No one denies the role the US can play - has in fact played - in attempting to resolve the conflict. Europe, as a close neighbour and a party well informed of the complexities of the conflict, is also important.

Had the Arabs and Israelis, over the years, been able to meet and negotiate on their own, they would not have needed the US, Europe or UN. At a number of critical moments in the past, the Arabs and Israelis needed the intervention of the said three parties, both as facilitators and as patrons of the peace process.

While the intervention of these parties is still far from satisfactory, there were undeniable moments of success and progress. But reliance on these parties (and others) is not without its disadvantages or problems. In general, the UN has not been very effective. Europe is important, I believe, but its role is tied directly to that of the US. The US is crucial.

But US involvement has its limitations. For one, US priorities change - at times rapidly. For the most part of his two terms, US President George W. Bush has been focusing more on fighting terrorism than on resolving the Middle East conflict, for example. Additionally, US administrations change and there are many dead periods and much lost time: virtually the last year of an outgoing administration’s tenure and the first year of a new administration. During these periods, peace efforts freeze.

In light of this, of the fact that the Arabs and Israelis have already met each other in negotiations, should not they wean themselves of the US and other parties and start negotiating directly?

Arabs and Israelis are the direct parties to the conflict. They, more than anyone else, know what the real problems are and what a satisfactory solution is. Furthermore, they, and not anyone else, have much to gain or lose, based on the success or failure of the negotiations.
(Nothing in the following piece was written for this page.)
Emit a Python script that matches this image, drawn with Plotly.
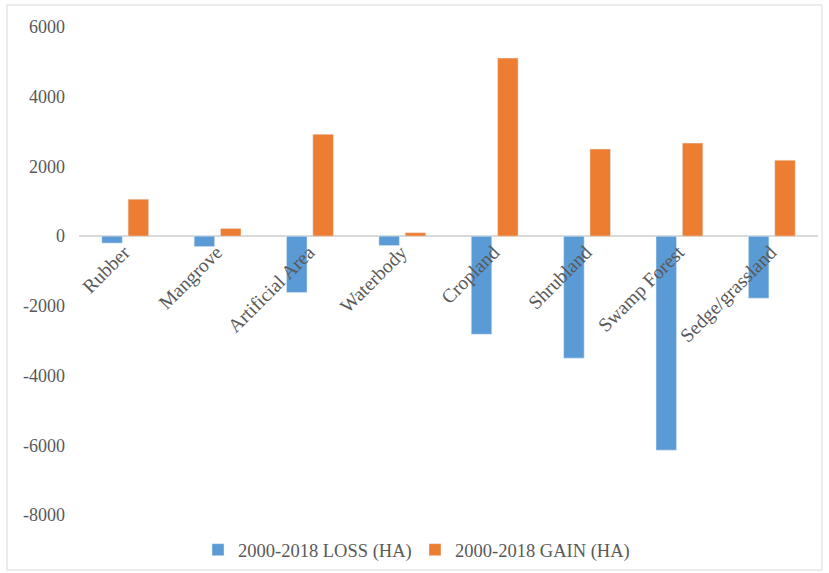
import plotly.graph_objects as go

categories = ["Rubber", "Mangrove", "Artificial Area", "Waterbody", "Cropland",
              "Shrubland", "Swamp Forest", "Sedge/grassland"]
loss = [-200, -300, -1620, -270, -2815, -3500, -6140, -1780]
gain = [1060, 220, 2925, 100, 5110, 2500, 2670, 2180]
y_ticks = [-8000, -6000, -4000, -2000, 0, 2000, 4000, 6000]

FONT = "Liberation Serif, Times New Roman, serif"
GREY = "#595959"
FS = 18

fig = go.Figure()
fig.add_trace(go.Bar(x=categories, y=loss, name="2000-2018 LOSS (HA)",
                     marker=dict(color="#5B9BD5")))
fig.add_trace(go.Bar(x=categories, y=gain, name="2000-2018 GAIN (HA)",
                     marker=dict(color="#ED7D31")))

y0frac = 8000 / 14000
fig.update_layout(
    width=829, height=573,
    margin=dict(l=79, r=11, t=27, b=58, autoexpand=False),
    paper_bgcolor="white", plot_bgcolor="white",
    barmode="group", bargap=0.43, bargroupgap=0.22,
    font=dict(family=FONT, size=FS, color=GREY),
    showlegend=True,
    legend=dict(orientation="h", x=(198 - 79) / 739, xanchor="left", y=-0.072, yanchor="middle",
                font=dict(family=FONT, size=18.5, color=GREY), itemwidth=30,
                entrywidth=172, traceorder="normal"),
    xaxis=dict(anchor="free", position=y0frac, showline=False, showgrid=False,
               automargin=False, tickangle=-45, ticks="", ticklabelstandoff=0,
               ticklabelshift=-1,
               tickfont=dict(family=FONT, size=19.5, color=GREY)),
    yaxis=dict(range=[-8000, 6000], tickvals=y_ticks, ticktext=[str(v) for v in y_ticks],
               showgrid=False, zeroline=True, zerolinecolor="#D9D9D9", zerolinewidth=2,
               showline=False, ticks="", ticklabelstandoff=13, automargin=False,
               tickfont=dict(family=FONT, size=FS, color=GREY)),
    shapes=[dict(type="rect", xref="paper", yref="paper",
                 x0=(7 - 79) / 739, x1=(822 - 79) / 739,
                 y0=-(570 - 515) / 488, y1=1 + (27 - 5) / 488,
                 line=dict(color="#D9D9D9", width=1), fillcolor="rgba(0,0,0,0)",
                 layer="below")],
)

fig.write_html("out.html", config={"displayModeBar": False},
               post_script="document.body.style.margin='0';document.body.style.overflow='hidden';")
Should not they then forget about the US and other partiers and start a process on their own?

Now that there is a new leadership in Israel, that the friction among the Palestinian Authority and Hamas has somewhat lessened, that the Syrians and the Israelis have met under Turkish patronage, and that Israel is sending signals to Lebanon to negotiate, the time seems ripe for an initiative from within the region - one that involves the concerned parties directly, with or without (better without, in my opinion) external intervention or facilitation.

Countries like Jordan, Egypt, Saudi Arabia and Turkey, I am sure, will not spare any effort to assist.

Arabs and Israelis should not tie the fate of the peace process, and their fate, to the US, nor should they waste time.